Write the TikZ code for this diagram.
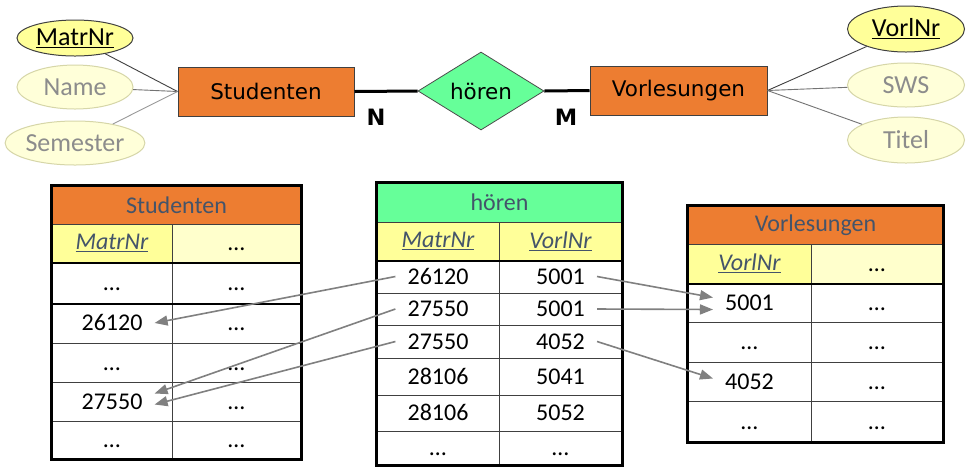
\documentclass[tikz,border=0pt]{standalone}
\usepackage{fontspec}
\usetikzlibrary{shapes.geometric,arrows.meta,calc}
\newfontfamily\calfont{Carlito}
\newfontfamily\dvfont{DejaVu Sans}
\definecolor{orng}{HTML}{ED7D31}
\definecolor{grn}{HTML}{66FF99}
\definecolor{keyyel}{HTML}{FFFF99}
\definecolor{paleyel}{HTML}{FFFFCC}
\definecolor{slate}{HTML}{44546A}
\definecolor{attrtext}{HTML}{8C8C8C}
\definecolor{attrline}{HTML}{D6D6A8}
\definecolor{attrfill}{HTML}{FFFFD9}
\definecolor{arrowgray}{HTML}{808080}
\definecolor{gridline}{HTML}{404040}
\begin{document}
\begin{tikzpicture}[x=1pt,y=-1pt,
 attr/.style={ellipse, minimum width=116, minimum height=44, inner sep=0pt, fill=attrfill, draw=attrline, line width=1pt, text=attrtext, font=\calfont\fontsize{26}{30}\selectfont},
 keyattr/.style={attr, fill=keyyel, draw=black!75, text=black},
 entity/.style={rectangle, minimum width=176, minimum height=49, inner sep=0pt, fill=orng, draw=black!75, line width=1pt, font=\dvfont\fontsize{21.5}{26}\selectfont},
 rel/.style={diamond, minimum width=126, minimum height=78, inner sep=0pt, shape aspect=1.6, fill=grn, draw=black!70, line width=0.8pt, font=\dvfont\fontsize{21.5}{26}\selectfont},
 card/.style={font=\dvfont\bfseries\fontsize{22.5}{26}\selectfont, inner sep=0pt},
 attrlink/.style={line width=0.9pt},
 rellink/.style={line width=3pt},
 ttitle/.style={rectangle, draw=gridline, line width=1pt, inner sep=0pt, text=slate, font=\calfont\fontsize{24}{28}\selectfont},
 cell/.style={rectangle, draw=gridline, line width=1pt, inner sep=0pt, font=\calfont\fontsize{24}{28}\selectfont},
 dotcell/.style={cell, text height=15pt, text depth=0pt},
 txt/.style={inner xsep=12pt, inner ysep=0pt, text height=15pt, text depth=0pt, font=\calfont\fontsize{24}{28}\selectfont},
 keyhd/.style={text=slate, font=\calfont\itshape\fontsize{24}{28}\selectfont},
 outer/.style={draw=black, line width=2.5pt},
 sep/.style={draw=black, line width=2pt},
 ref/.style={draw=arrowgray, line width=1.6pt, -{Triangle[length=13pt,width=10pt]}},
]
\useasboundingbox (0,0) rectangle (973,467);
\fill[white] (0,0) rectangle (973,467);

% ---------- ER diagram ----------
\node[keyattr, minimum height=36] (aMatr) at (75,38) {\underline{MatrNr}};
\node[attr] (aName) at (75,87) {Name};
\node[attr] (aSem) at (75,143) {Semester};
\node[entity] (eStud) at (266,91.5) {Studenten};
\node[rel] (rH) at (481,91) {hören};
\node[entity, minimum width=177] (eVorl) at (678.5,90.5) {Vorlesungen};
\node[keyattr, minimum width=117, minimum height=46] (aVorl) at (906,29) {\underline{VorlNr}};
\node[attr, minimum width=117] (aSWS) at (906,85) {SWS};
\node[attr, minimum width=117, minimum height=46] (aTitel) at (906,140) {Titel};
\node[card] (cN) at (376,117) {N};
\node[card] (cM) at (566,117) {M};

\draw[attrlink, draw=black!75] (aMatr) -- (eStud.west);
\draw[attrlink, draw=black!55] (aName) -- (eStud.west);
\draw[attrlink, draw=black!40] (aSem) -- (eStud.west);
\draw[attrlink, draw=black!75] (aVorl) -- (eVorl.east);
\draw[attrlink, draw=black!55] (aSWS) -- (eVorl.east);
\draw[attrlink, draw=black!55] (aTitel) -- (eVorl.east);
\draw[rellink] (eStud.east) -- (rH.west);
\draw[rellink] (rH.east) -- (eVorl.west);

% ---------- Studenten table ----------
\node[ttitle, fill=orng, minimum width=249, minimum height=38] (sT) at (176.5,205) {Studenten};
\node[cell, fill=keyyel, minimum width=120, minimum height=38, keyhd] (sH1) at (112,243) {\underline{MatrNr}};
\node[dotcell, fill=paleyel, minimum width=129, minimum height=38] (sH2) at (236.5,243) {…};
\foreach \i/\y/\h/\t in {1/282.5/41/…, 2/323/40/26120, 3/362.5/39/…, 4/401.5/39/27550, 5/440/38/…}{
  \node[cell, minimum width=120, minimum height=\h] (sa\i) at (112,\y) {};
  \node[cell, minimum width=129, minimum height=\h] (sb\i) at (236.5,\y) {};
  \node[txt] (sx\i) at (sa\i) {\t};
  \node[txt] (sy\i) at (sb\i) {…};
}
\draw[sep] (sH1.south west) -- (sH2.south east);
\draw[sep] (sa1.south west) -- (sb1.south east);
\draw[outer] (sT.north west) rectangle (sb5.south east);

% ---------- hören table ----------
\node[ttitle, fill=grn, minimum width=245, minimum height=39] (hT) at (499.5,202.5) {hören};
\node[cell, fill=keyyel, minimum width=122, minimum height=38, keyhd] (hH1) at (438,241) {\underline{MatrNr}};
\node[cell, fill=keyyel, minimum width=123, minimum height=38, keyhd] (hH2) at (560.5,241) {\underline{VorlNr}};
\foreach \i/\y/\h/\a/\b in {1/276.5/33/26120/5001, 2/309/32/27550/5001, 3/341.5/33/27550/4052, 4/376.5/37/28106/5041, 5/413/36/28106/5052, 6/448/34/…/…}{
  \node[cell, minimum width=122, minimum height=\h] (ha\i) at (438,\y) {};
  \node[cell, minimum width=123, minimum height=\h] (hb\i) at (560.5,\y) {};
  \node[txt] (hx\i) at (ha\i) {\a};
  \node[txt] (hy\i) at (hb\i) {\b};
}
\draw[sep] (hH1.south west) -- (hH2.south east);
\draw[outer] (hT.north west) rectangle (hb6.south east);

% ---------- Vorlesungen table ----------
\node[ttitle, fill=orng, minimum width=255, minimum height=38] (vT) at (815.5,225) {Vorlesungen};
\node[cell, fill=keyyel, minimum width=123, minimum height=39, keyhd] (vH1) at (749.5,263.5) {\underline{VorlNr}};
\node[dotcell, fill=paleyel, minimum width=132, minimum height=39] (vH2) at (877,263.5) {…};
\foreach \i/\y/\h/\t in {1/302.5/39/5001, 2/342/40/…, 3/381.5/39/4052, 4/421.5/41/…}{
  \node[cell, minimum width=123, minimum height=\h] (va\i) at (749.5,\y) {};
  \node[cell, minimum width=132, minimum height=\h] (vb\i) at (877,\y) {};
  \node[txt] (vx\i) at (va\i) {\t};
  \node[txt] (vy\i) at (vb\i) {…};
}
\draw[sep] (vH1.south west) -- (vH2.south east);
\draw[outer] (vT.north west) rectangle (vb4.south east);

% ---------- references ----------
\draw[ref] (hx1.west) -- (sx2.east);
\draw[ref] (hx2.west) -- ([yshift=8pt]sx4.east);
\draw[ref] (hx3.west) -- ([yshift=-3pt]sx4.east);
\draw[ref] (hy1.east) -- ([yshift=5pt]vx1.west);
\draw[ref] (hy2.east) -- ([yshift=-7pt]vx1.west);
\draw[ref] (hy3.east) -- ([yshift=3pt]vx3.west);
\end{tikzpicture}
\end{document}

■ ■ ■ ■ ■

Exercise objective:
Identify which lines contain the word "diagram" and copy each one.

Task response:
Write the TikZ code for this diagram.
% ---------- ER diagram ----------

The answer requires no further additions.